Locate the string "this" throughout the material and copy every line in which it occurs.

::::

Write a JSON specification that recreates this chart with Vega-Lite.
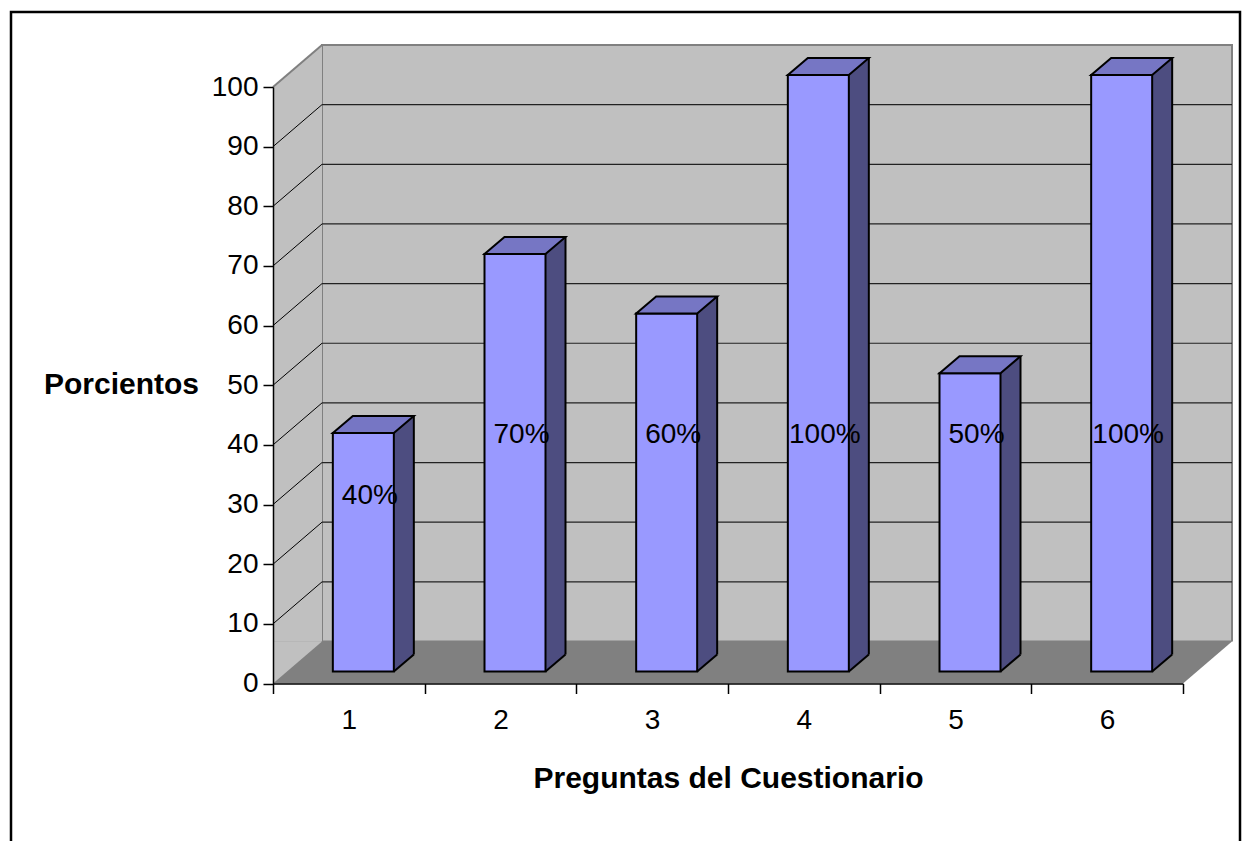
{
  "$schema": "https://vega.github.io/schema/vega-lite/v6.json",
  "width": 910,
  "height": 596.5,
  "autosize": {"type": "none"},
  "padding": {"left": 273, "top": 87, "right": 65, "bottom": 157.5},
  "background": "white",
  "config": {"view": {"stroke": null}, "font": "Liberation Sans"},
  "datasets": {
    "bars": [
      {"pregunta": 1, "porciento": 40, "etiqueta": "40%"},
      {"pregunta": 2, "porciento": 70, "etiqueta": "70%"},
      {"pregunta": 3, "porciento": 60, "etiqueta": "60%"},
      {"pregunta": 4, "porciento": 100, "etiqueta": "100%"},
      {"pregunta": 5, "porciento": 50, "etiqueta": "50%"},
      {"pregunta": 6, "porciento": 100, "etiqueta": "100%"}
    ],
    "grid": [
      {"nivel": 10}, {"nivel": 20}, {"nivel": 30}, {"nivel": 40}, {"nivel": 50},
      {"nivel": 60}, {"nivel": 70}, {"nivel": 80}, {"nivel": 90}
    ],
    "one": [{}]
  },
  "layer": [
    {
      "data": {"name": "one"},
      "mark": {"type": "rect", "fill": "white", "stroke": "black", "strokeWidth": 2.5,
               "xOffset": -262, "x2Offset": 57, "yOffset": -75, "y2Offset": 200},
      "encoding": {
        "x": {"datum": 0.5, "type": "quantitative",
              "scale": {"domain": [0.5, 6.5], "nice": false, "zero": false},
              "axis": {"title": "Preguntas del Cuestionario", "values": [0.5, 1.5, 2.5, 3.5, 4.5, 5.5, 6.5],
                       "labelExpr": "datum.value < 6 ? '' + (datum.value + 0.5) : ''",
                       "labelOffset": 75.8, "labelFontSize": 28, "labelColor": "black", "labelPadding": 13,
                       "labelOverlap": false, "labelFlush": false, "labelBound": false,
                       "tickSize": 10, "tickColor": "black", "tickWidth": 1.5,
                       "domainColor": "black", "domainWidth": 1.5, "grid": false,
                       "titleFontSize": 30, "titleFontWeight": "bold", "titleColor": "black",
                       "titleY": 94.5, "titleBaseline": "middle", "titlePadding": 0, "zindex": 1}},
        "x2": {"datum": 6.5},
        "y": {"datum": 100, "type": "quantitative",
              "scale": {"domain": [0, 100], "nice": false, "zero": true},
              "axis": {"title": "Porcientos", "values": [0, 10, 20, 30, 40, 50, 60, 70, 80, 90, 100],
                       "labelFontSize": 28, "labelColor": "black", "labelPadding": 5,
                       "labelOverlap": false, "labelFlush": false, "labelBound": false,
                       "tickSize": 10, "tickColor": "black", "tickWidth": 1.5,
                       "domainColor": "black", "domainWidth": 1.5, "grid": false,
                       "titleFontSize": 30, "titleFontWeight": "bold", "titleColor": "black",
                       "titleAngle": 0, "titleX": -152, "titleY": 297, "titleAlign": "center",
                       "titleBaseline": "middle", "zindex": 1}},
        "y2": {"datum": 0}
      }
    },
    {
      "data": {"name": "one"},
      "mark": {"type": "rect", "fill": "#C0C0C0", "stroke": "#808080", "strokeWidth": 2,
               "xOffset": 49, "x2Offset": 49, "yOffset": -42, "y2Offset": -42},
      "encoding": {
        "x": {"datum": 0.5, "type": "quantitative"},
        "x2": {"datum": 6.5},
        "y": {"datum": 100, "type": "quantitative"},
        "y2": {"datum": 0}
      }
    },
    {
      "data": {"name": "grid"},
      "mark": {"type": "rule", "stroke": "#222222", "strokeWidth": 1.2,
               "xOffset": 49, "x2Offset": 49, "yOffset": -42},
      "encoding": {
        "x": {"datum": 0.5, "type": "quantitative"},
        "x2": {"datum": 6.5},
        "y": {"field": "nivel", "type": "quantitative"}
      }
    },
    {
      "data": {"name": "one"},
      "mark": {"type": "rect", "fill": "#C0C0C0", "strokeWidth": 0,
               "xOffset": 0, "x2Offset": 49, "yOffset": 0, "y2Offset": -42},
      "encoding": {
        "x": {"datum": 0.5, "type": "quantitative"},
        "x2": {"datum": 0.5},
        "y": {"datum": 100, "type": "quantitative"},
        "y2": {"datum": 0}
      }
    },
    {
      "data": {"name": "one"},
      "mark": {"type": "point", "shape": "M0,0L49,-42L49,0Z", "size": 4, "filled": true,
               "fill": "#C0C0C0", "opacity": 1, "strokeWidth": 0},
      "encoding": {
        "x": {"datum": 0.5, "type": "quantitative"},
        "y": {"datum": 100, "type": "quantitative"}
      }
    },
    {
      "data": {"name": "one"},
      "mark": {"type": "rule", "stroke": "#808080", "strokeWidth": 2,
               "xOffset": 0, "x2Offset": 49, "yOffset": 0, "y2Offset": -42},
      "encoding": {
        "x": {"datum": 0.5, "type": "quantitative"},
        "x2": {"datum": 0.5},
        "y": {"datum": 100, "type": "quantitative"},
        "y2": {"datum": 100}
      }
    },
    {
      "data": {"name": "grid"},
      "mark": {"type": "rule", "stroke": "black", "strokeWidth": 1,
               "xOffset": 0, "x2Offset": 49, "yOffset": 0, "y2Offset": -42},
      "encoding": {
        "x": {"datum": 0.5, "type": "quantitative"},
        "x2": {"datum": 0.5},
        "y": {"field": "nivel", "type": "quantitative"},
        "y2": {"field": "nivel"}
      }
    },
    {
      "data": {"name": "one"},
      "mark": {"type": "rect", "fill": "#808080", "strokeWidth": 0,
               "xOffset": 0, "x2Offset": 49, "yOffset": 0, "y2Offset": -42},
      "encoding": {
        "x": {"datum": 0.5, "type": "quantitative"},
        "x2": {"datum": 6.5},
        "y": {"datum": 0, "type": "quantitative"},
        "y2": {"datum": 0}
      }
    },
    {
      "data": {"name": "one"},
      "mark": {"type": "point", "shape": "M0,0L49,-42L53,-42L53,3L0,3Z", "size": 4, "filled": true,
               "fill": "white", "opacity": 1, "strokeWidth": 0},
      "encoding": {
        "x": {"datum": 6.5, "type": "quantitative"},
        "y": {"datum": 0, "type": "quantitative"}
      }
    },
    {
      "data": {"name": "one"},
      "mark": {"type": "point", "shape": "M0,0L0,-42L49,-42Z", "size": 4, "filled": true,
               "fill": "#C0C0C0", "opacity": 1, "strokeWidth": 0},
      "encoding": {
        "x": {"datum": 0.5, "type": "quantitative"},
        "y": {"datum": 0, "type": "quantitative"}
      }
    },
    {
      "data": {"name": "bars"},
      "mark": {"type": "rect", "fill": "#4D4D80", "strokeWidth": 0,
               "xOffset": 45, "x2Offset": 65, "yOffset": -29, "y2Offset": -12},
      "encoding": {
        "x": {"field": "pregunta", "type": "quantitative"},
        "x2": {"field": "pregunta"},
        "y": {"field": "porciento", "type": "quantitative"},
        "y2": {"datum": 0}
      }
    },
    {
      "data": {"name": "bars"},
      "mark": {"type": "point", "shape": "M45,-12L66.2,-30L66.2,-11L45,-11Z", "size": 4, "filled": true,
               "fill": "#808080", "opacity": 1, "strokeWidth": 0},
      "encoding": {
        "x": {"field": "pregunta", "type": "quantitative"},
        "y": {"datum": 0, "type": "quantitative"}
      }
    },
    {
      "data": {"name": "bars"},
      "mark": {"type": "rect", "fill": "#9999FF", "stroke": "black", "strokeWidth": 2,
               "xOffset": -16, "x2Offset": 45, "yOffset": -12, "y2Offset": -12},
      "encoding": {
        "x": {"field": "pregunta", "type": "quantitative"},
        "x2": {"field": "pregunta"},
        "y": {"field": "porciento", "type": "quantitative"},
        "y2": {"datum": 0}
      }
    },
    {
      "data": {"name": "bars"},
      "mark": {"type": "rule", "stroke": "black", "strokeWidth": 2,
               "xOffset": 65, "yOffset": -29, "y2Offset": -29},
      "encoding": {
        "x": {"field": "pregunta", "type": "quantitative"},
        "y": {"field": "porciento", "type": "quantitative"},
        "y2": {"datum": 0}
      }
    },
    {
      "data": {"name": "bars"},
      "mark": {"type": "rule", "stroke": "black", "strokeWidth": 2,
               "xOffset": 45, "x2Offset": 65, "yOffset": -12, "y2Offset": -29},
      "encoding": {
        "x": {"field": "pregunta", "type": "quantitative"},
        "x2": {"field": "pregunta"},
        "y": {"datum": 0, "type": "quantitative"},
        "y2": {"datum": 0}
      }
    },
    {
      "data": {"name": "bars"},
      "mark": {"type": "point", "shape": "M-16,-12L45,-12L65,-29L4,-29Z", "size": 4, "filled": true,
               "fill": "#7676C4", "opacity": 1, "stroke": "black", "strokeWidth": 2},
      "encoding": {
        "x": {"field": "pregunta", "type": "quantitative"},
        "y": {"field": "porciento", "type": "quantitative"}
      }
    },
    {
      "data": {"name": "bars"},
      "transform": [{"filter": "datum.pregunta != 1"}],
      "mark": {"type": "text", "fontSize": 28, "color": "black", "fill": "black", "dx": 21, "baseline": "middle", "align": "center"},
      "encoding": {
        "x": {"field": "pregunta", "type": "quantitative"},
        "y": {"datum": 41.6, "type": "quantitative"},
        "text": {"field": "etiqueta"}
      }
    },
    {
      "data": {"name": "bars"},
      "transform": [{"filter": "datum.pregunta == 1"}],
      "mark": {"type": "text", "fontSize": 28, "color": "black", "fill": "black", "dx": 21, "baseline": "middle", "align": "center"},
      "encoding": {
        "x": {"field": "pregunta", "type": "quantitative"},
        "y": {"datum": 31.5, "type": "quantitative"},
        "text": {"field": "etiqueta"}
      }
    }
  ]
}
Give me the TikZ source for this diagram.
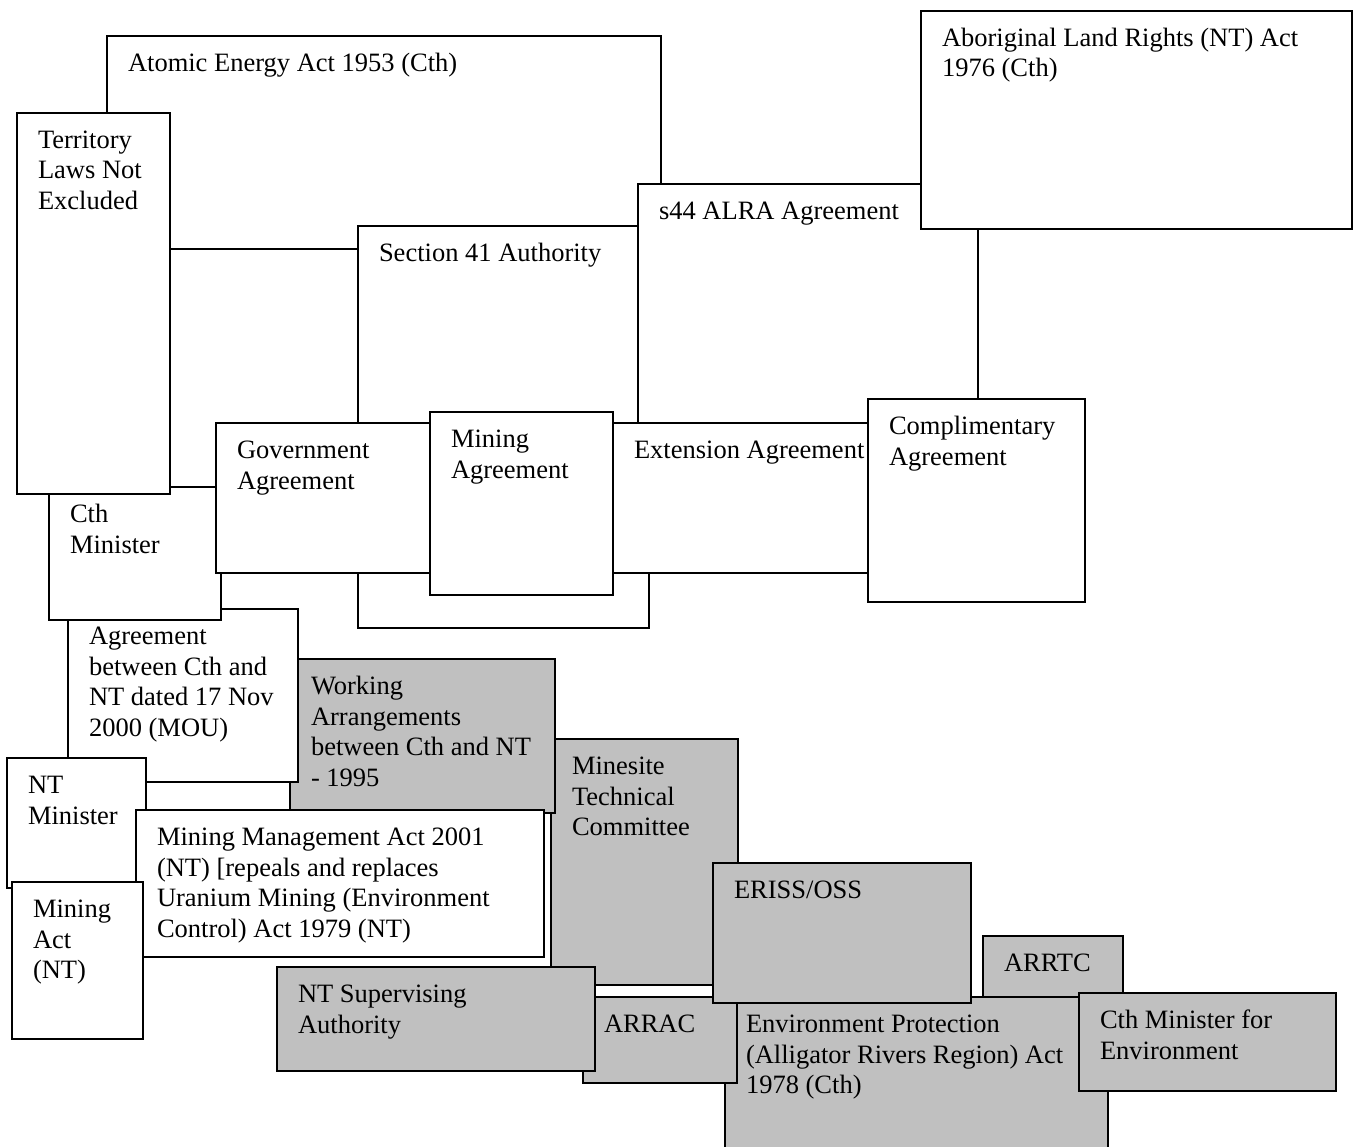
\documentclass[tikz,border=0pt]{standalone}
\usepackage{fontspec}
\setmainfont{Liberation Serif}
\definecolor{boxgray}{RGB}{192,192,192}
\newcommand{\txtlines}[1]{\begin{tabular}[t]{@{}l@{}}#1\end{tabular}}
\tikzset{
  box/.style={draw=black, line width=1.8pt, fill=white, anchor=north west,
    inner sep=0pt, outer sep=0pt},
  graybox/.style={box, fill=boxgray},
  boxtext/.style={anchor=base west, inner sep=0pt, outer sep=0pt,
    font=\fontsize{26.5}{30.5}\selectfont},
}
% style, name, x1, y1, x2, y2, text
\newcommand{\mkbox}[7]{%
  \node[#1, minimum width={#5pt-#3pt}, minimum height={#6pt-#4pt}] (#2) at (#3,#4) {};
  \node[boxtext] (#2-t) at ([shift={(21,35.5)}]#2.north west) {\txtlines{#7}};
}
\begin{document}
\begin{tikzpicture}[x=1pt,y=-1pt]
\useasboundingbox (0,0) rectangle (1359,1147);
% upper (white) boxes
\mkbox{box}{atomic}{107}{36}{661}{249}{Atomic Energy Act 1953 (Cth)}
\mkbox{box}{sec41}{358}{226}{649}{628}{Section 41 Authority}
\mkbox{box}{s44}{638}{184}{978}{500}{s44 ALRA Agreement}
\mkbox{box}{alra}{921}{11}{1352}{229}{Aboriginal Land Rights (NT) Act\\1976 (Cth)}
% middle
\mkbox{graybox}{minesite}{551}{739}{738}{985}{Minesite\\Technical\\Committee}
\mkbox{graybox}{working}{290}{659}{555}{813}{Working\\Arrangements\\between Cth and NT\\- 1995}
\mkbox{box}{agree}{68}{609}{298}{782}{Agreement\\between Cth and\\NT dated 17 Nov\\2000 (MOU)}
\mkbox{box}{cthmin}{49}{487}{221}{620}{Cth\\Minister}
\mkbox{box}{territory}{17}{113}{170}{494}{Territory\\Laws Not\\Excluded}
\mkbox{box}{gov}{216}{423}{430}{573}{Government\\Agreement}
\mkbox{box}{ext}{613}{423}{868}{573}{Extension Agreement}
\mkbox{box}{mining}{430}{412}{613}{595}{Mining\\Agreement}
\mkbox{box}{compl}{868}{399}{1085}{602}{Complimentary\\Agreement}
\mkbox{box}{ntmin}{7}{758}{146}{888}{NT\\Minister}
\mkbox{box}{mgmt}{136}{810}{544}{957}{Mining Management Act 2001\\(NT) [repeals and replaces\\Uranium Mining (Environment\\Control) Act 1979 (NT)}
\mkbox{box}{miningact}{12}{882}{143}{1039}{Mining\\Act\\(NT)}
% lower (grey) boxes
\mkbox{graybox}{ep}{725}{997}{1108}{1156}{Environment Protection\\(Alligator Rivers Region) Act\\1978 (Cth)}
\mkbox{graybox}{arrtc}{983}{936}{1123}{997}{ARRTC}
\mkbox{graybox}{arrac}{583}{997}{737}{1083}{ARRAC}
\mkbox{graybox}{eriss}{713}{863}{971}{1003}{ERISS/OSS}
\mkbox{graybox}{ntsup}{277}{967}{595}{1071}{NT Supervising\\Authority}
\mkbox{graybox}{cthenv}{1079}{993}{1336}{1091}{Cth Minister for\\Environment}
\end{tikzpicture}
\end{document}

::::

| Exercise answer |
Write a JSON specification that recreates this chart with Vega-Lite.
Give me the TikZ source for this diagram.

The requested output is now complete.